_Required work:_ Extract the lines that carry the string "this" from the listing.
===============
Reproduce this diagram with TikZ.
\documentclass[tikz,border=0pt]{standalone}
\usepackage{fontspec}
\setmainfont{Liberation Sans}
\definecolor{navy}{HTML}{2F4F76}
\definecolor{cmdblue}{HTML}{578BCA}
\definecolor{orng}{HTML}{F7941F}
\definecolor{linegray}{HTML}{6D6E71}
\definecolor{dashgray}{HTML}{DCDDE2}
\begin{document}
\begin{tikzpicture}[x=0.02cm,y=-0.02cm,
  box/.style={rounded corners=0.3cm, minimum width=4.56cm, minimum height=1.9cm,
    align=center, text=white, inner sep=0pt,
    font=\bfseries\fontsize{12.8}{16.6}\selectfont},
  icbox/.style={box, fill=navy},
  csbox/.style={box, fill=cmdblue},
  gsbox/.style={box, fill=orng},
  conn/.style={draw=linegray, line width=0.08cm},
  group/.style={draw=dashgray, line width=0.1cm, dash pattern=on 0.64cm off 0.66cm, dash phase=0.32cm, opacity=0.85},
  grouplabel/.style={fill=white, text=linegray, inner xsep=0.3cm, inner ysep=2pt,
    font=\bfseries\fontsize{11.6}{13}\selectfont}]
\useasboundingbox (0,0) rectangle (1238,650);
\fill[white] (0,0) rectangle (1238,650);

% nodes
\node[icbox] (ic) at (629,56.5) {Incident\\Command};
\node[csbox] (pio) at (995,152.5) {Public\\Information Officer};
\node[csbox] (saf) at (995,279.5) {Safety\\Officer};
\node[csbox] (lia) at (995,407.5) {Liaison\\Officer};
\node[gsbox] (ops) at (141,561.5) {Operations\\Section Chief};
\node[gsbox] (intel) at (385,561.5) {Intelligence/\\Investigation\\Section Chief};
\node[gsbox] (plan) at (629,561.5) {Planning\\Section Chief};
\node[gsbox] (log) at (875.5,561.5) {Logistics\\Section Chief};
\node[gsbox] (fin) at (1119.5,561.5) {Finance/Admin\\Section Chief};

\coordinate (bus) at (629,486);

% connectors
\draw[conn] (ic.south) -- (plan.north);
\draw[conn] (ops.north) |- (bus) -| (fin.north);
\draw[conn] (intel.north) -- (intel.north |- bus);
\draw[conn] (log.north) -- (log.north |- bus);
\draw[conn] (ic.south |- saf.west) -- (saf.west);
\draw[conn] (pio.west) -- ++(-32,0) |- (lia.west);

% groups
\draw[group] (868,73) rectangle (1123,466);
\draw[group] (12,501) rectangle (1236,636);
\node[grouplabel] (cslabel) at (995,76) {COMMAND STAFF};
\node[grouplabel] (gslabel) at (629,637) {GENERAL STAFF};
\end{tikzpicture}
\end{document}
===============
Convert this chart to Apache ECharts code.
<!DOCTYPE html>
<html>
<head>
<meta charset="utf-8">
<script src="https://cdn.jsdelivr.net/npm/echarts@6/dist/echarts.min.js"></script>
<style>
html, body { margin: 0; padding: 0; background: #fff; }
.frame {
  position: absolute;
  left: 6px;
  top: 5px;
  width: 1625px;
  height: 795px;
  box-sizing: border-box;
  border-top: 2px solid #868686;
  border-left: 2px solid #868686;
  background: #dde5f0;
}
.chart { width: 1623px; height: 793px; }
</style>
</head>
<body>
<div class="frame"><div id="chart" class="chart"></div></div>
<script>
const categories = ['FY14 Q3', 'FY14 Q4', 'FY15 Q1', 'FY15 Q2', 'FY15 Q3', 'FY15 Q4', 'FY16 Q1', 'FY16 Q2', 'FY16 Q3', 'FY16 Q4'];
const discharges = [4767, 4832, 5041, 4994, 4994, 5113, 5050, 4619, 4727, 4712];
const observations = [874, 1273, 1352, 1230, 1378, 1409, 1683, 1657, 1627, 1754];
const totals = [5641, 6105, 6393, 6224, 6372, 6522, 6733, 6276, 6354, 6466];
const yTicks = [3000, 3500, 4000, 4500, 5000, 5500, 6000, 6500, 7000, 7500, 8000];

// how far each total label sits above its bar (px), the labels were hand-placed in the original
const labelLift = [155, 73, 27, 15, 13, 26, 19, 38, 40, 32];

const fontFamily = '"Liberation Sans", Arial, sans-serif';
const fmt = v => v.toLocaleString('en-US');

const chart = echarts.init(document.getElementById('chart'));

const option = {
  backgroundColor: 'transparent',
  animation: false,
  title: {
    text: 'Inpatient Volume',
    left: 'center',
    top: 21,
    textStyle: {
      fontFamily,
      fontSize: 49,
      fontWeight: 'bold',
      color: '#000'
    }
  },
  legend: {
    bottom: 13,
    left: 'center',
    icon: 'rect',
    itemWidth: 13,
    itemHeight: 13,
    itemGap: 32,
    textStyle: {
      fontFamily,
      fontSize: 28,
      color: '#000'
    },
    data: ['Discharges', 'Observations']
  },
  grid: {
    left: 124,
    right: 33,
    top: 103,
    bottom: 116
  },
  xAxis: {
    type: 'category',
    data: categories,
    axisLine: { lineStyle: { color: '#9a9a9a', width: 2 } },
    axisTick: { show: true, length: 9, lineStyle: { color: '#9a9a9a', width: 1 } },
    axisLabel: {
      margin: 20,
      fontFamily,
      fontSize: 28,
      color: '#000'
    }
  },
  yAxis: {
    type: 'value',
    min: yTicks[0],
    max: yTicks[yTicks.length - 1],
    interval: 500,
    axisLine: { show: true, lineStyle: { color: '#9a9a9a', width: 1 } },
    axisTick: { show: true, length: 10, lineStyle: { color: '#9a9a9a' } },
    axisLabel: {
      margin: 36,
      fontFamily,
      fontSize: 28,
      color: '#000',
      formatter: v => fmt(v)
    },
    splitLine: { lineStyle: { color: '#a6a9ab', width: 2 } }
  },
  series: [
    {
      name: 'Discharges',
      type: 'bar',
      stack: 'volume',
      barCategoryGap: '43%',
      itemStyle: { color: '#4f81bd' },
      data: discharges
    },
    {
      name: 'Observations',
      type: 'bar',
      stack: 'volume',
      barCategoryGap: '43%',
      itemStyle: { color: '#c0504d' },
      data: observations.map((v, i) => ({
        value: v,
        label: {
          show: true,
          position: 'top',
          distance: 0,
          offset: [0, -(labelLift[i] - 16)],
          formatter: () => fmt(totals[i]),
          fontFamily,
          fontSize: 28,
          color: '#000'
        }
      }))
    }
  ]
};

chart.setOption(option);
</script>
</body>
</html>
===============
_Answer in full:_
Reproduce this diagram with TikZ.
Convert this chart to Apache ECharts code.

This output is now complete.